What you need to do
Return each line containing "matplotlib".

Collected data:
★ ★ ★
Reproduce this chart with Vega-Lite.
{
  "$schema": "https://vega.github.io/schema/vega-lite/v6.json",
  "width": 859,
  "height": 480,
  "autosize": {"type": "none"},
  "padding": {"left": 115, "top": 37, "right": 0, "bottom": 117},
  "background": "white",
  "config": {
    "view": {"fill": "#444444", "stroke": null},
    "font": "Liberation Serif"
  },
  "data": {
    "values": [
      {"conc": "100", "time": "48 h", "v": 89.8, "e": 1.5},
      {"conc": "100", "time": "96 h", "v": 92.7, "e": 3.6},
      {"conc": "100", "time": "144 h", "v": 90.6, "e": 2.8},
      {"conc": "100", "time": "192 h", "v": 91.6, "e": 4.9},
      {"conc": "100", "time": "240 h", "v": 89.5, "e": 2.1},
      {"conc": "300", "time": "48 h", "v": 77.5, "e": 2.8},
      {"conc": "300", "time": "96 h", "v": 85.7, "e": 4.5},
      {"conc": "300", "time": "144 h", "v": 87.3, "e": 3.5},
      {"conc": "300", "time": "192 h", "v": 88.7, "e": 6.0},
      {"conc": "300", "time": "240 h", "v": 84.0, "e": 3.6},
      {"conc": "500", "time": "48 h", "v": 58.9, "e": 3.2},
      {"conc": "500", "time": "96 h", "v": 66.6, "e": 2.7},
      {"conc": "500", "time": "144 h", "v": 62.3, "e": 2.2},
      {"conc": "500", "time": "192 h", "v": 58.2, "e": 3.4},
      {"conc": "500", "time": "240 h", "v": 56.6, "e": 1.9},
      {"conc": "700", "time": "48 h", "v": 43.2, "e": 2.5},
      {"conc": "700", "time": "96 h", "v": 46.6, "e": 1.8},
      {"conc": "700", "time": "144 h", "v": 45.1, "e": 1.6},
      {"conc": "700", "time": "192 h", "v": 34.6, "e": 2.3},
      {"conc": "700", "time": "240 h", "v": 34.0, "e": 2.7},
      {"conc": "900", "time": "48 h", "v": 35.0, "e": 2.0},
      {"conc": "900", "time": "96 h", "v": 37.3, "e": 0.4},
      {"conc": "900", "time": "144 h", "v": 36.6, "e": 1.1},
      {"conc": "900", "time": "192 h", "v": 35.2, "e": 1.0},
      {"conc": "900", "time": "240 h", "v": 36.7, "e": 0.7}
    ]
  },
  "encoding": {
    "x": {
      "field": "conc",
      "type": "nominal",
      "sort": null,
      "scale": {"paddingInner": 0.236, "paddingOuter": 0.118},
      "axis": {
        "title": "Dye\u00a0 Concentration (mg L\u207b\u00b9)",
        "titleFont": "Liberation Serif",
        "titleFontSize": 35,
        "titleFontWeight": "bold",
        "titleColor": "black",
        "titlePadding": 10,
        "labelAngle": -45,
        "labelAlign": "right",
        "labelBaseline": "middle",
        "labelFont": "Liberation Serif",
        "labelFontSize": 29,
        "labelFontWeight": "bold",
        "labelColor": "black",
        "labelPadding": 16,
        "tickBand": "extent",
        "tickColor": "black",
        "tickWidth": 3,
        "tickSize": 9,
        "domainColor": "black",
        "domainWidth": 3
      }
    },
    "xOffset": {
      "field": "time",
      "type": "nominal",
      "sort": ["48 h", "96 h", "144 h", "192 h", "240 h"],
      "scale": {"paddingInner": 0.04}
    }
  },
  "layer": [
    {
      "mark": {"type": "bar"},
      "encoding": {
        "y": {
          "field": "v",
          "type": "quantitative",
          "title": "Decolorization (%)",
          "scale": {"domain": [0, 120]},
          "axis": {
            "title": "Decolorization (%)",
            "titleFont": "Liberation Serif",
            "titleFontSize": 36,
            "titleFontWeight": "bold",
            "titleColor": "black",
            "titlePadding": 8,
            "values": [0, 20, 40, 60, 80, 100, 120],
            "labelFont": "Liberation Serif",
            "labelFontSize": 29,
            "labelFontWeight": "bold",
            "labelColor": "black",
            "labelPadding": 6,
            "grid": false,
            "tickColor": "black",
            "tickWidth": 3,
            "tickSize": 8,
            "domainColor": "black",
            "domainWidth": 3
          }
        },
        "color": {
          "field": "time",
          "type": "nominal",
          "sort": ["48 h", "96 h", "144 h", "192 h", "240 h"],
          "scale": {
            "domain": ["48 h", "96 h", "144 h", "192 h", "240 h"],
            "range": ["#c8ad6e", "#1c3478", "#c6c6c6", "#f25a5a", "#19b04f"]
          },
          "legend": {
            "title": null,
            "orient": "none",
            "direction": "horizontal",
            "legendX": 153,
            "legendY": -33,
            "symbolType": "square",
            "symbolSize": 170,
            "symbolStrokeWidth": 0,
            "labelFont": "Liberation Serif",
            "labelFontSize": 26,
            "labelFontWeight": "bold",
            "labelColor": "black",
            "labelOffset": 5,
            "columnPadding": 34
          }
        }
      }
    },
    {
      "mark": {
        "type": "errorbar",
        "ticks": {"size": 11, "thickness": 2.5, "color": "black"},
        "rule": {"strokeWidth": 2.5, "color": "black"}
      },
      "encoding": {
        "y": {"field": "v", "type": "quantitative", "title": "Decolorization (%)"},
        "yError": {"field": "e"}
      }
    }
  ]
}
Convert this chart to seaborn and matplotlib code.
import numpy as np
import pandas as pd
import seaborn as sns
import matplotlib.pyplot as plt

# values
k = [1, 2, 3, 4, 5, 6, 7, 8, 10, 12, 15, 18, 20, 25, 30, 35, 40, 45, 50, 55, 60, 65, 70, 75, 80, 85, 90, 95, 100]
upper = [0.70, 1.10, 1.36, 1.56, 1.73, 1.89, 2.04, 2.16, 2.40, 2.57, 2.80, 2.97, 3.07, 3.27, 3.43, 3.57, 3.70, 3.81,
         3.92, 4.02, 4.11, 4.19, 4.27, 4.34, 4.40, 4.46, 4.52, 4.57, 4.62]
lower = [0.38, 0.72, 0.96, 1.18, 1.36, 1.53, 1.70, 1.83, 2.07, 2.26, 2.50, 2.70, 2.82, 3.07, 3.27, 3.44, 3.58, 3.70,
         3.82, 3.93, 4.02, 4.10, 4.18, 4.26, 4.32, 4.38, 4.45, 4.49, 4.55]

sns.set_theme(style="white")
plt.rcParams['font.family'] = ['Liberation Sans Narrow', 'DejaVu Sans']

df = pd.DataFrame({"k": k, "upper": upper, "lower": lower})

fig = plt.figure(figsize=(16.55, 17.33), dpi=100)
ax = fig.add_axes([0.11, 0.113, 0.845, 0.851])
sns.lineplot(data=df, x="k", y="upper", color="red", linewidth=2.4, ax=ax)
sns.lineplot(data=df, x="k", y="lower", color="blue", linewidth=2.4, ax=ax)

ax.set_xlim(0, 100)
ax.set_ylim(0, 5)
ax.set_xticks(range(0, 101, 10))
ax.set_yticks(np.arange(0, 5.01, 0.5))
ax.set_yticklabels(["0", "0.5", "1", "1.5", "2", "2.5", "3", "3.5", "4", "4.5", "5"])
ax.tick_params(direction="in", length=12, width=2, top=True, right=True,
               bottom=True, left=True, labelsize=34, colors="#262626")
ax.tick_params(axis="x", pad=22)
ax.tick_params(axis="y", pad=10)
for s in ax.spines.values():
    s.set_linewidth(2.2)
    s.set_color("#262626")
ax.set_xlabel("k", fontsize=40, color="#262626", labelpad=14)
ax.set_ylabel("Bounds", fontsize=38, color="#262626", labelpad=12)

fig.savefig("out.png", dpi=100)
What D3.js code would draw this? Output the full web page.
★ ★ ★
Right answer
Convert this chart to seaborn and matplotlib code.
import matplotlib.pyplot as plt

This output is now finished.